Pages

Saturday, August 11, 2012

The Best Pre-War Planning We'll Ever Do

Whether our future military tasks are fighting armies, fighting insurgents, or helping others fight insurgents, knowing the human terrain of hot spots around the world is imprtant to winning and keeping human costs down.

That we are still doing this in Afghanistan after fighting there for nearly 11 years tells me that we should be doing this in lots of places right now--just in case:

The United States has a very important intelligence effort going on in Afghanistan that is little reported. This work is called human topography, and collects large quantities of tribe, family and economic data. Put into databases and analyzed with powerful software, otherwise hidden relationships are discovered. ...

Gaining a better understanding of the culture and local politics makes it possible to gain allies and make negotiate peace deals without lots of violence.

Obviously, we can't make in-depth databases everywhere and keep them up to date everywhere.
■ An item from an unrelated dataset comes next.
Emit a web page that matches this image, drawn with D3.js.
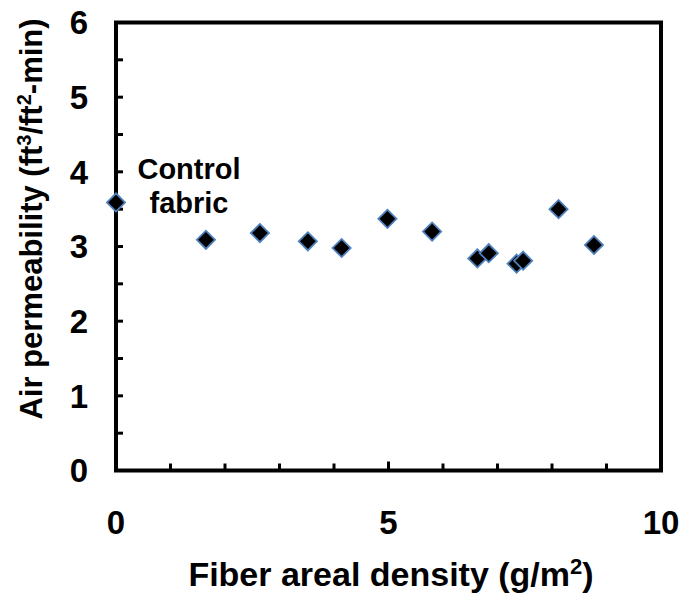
<!DOCTYPE html>
<html>
<head>
<meta charset="utf-8">
<script src="https://cdn.jsdelivr.net/npm/d3@7"></script>
<style>
  body { margin: 0; background: #fff; }
  svg { display: block; }
  text { font-family: "Liberation Sans", Arial, sans-serif; font-weight: bold; fill: #000; }
</style>
</head>
<body>
<svg id="chart" width="683" height="602"></svg>
<script>
// Fiber areal density (g/m^2) and measured air permeability (ft^3/ft^2-min)
const density = [0, 1.65, 2.64, 3.52, 4.14, 4.98, 5.80, 6.63, 6.84, 7.35, 7.47, 8.12, 8.77];
const permeability = [3.59, 3.09, 3.18, 3.07, 2.98, 3.37, 3.20, 2.84, 2.91, 2.77, 2.81, 3.50, 3.02];
const xTicks = [0, 5, 10];
const yTicks = [0, 1, 2, 3, 4, 5, 6];

const svg = d3.select("#chart");
const plotLeft = 116, plotRight = 661, plotTop = 22.5, plotBottom = 470.5;

const x = d3.scaleLinear().domain([0, 10]).range([plotLeft, plotRight]);
const y = d3.scaleLinear().domain([0, 6]).range([plotBottom, plotTop]);

// inward ticks
const xMinor = d3.range(1, 10);
svg.append("g").selectAll("line").data(xMinor).join("line")
  .attr("x1", d => x(d)).attr("x2", d => x(d))
  .attr("y1", plotBottom).attr("y2", d => plotBottom - (d === 5 ? 9 : 7))
  .attr("stroke", "#000").attr("stroke-width", 3);

const yMinor = d3.range(0.5, 6, 0.5);
svg.append("g").selectAll("line").data(yMinor).join("line")
  .attr("x1", plotLeft).attr("x2", plotLeft + 7)
  .attr("y1", d => y(d)).attr("y2", d => y(d))
  .attr("stroke", "#000").attr("stroke-width", 3);

// plot frame
svg.append("rect")
  .attr("x", plotLeft).attr("y", plotTop)
  .attr("width", plotRight - plotLeft).attr("height", plotBottom - plotTop)
  .attr("fill", "none").attr("stroke", "#000").attr("stroke-width", 4);

// tick labels
svg.append("g").selectAll("text").data(yTicks).join("text")
  .attr("x", 88).attr("y", d => y(d))
  .attr("dy", "0.36em")
  .attr("text-anchor", "end")
  .attr("font-size", 33)
  .text(d => d);

svg.append("g").selectAll("text").data(xTicks).join("text")
  .attr("x", d => x(d)).attr("y", 534)
  .attr("text-anchor", "middle")
  .attr("font-size", 33)
  .text(d => d);

// axis titles
const yt = svg.append("text")
  .attr("transform", "translate(42,219) rotate(-90)")
  .attr("text-anchor", "middle")
  .attr("font-size", 31);
yt.append("tspan").text("Air permeability (ft");
yt.append("tspan").attr("font-size", 20).attr("dy", -11).text("3");
yt.append("tspan").attr("dy", 11).text("/ft");
yt.append("tspan").attr("font-size", 20).attr("dy", -11).text("2");
yt.append("tspan").attr("dy", 11).text("-min)");

const xt = svg.append("text")
  .attr("x", 391).attr("y", 586)
  .attr("text-anchor", "middle")
  .attr("font-size", 34);
xt.append("tspan").text("Fiber areal density (g/m");
xt.append("tspan").attr("font-size", 22).attr("dy", -12).text("2");
xt.append("tspan").attr("dy", 12).text(")");

// annotation for the control fabric point
svg.append("text").attr("x", 189).attr("y", 179)
  .attr("text-anchor", "middle").attr("font-size", 29).text("Control");
svg.append("text").attr("x", 189).attr("y", 213)
  .attr("text-anchor", "middle").attr("font-size", 29).text("fabric");

// diamond markers
const diamond = d3.symbol().type(d3.symbolSquare).size(165);
svg.append("g").selectAll("path").data(density.map((d, i) => [d, permeability[i]])).join("path")
  .attr("d", diamond)
  .attr("transform", d => `translate(${x(d[0])},${y(d[1])}) rotate(45)`)
  .attr("fill", "#000")
  .attr("stroke", "#4F81BD")
  .attr("stroke-width", 1.8);
</script>
</body>
</html>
But wouldn't it be a good idea to have such databases at least in skeletal form for lots of places?

Instead of drawing up nice plans of governing structures and new roads, why don't we spend our pre-war preparation time building up similar databases of leaders and groups in the target nation? This might be a good task for the CIA and other intelligence agencies to focus on, building on those country studies.

Such detailed knowledge of the society and political elites of a potential enemy would be useful for a lot more than just suppressing an insurgency. We could use it to target sanctions, foster a revolt or revolution, or sow dissent and suspicion among the ruling elites.

If we had a database of local actors anywhere near what we have today, we'd have rolled up the insurgency a lot faster and perhaps prevented al Qaeda from effectively invading Iraq and dragging the killing out years longer.

We'd save a lot of lives if we knew who the local actors were before we set major footprint on the ground. We'd save lives if we just had a head start on that knowledge.